* **Exercise goal**
Reproduce the listing below without changes, except that pictures are left out.

── Dataset excerpt

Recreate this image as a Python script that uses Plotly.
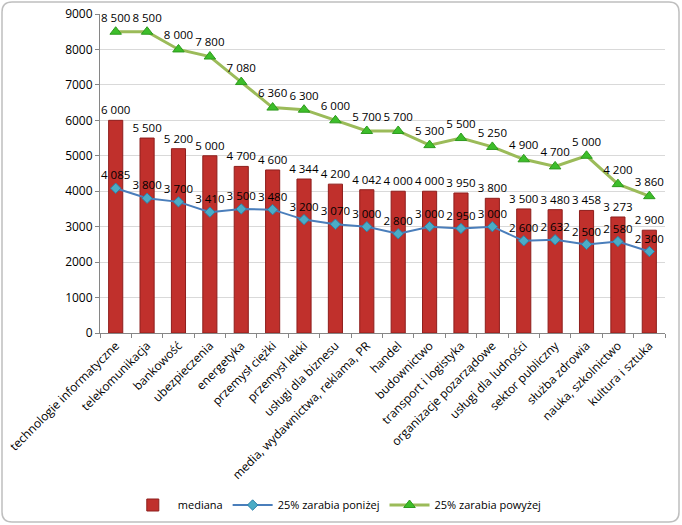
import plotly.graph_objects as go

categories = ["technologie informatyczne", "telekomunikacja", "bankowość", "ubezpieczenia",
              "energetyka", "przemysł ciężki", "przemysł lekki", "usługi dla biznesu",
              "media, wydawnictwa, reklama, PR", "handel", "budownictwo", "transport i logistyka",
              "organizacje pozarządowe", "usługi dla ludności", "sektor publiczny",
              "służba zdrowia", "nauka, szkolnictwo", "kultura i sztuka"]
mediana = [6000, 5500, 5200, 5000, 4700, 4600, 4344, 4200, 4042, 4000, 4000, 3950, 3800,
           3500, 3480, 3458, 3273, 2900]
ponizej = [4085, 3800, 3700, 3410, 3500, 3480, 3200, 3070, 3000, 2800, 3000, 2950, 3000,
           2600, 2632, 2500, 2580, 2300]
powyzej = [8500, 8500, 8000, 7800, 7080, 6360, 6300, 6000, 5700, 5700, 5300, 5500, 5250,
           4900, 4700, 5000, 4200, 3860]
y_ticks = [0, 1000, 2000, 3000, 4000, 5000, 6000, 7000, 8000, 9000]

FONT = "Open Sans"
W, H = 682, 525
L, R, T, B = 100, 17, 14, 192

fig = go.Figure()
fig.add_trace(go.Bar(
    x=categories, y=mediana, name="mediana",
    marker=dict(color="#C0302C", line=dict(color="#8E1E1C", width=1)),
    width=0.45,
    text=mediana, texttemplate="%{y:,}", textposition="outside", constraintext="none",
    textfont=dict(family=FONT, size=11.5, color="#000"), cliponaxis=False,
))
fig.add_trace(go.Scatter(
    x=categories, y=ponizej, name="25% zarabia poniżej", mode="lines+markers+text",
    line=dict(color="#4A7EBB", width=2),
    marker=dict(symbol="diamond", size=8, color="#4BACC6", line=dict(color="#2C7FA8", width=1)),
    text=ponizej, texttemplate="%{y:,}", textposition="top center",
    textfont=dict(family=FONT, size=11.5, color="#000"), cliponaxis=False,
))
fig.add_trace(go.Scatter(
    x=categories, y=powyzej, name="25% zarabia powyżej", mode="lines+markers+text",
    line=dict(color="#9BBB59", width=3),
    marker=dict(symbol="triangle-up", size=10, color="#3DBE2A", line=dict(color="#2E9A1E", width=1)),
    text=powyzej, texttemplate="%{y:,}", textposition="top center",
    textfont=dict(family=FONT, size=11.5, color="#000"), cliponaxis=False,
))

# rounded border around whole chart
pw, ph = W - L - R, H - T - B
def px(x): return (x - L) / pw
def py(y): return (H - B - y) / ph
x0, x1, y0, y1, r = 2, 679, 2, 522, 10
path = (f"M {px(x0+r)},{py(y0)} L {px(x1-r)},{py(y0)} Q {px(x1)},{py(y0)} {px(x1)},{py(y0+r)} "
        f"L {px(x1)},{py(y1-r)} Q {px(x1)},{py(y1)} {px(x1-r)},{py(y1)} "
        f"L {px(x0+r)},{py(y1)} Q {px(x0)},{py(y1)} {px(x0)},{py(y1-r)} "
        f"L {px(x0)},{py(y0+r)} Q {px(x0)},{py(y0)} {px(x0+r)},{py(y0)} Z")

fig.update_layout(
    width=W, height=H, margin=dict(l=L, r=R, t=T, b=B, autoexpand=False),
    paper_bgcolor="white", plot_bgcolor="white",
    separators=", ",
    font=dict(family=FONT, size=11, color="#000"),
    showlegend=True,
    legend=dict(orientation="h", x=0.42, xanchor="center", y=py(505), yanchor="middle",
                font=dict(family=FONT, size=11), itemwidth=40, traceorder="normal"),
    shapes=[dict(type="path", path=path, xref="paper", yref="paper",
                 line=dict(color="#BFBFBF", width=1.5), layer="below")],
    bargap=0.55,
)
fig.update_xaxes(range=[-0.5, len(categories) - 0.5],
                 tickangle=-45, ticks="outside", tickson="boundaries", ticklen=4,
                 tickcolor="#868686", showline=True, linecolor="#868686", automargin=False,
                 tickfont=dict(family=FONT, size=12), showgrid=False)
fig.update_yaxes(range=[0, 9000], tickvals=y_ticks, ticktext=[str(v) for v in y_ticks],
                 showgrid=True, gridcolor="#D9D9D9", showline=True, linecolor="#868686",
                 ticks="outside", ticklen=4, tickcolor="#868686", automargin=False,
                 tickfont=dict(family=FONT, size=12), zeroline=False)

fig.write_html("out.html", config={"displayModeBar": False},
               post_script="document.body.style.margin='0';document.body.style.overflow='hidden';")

────

* **Full answer**
Recreate this image as a Python script that uses Plotly.
import plotly.graph_objects as go

categories = ["technologie informatyczne", "telekomunikacja", "bankowość", "ubezpieczenia",
              "energetyka", "przemysł ciężki", "przemysł lekki", "usługi dla biznesu",
              "media, wydawnictwa, reklama, PR", "handel", "budownictwo", "transport i logistyka",
              "organizacje pozarządowe", "usługi dla ludności", "sektor publiczny",
              "służba zdrowia", "nauka, szkolnictwo", "kultura i sztuka"]
mediana = [6000, 5500, 5200, 5000, 4700, 4600, 4344, 4200, 4042, 4000, 4000, 3950, 3800,
           3500, 3480, 3458, 3273, 2900]
ponizej = [4085, 3800, 3700, 3410, 3500, 3480, 3200, 3070, 3000, 2800, 3000, 2950, 3000,
           2600, 2632, 2500, 2580, 2300]
powyzej = [8500, 8500, 8000, 7800, 7080, 6360, 6300, 6000, 5700, 5700, 5300, 5500, 5250,
           4900, 4700, 5000, 4200, 3860]
y_ticks = [0, 1000, 2000, 3000, 4000, 5000, 6000, 7000, 8000, 9000]

FONT = "Open Sans"
W, H = 682, 525
L, R, T, B = 100, 17, 14, 192

fig = go.Figure()
fig.add_trace(go.Bar(
    x=categories, y=mediana, name="mediana",
    marker=dict(color="#C0302C", line=dict(color="#8E1E1C", width=1)),
    width=0.45,
    text=mediana, texttemplate="%{y:,}", textposition="outside", constraintext="none",
    textfont=dict(family=FONT, size=11.5, color="#000"), cliponaxis=False,
))
fig.add_trace(go.Scatter(
    x=categories, y=ponizej, name="25% zarabia poniżej", mode="lines+markers+text",
    line=dict(color="#4A7EBB", width=2),
    marker=dict(symbol="diamond", size=8, color="#4BACC6", line=dict(color="#2C7FA8", width=1)),
    text=ponizej, texttemplate="%{y:,}", textposition="top center",
    textfont=dict(family=FONT, size=11.5, color="#000"), cliponaxis=False,
))
fig.add_trace(go.Scatter(
    x=categories, y=powyzej, name="25% zarabia powyżej", mode="lines+markers+text",
    line=dict(color="#9BBB59", width=3),
    marker=dict(symbol="triangle-up", size=10, color="#3DBE2A", line=dict(color="#2E9A1E", width=1)),
    text=powyzej, texttemplate="%{y:,}", textposition="top center",
    textfont=dict(family=FONT, size=11.5, color="#000"), cliponaxis=False,
))

# rounded border around whole chart
pw, ph = W - L - R, H - T - B
def px(x): return (x - L) / pw
def py(y): return (H - B - y) / ph
x0, x1, y0, y1, r = 2, 679, 2, 522, 10
path = (f"M {px(x0+r)},{py(y0)} L {px(x1-r)},{py(y0)} Q {px(x1)},{py(y0)} {px(x1)},{py(y0+r)} "
        f"L {px(x1)},{py(y1-r)} Q {px(x1)},{py(y1)} {px(x1-r)},{py(y1)} "
        f"L {px(x0+r)},{py(y1)} Q {px(x0)},{py(y1)} {px(x0)},{py(y1-r)} "
        f"L {px(x0)},{py(y0+r)} Q {px(x0)},{py(y0)} {px(x0+r)},{py(y0)} Z")

fig.update_layout(
    width=W, height=H, margin=dict(l=L, r=R, t=T, b=B, autoexpand=False),
    paper_bgcolor="white", plot_bgcolor="white",
    separators=", ",
    font=dict(family=FONT, size=11, color="#000"),
    showlegend=True,
    legend=dict(orientation="h", x=0.42, xanchor="center", y=py(505), yanchor="middle",
                font=dict(family=FONT, size=11), itemwidth=40, traceorder="normal"),
    shapes=[dict(type="path", path=path, xref="paper", yref="paper",
                 line=dict(color="#BFBFBF", width=1.5), layer="below")],
    bargap=0.55,
)
fig.update_xaxes(range=[-0.5, len(categories) - 0.5],
                 tickangle=-45, ticks="outside", tickson="boundaries", ticklen=4,
                 tickcolor="#868686", showline=True, linecolor="#868686", automargin=False,
                 tickfont=dict(family=FONT, size=12), showgrid=False)
fig.update_yaxes(range=[0, 9000], tickvals=y_ticks, ticktext=[str(v) for v in y_ticks],
                 showgrid=True, gridcolor="#D9D9D9", showline=True, linecolor="#868686",
                 ticks="outside", ticklen=4, tickcolor="#868686", automargin=False,
                 tickfont=dict(family=FONT, size=12), zeroline=False)

fig.write_html("out.html", config={"displayModeBar": False},
               post_script="document.body.style.margin='0';document.body.style.overflow='hidden';")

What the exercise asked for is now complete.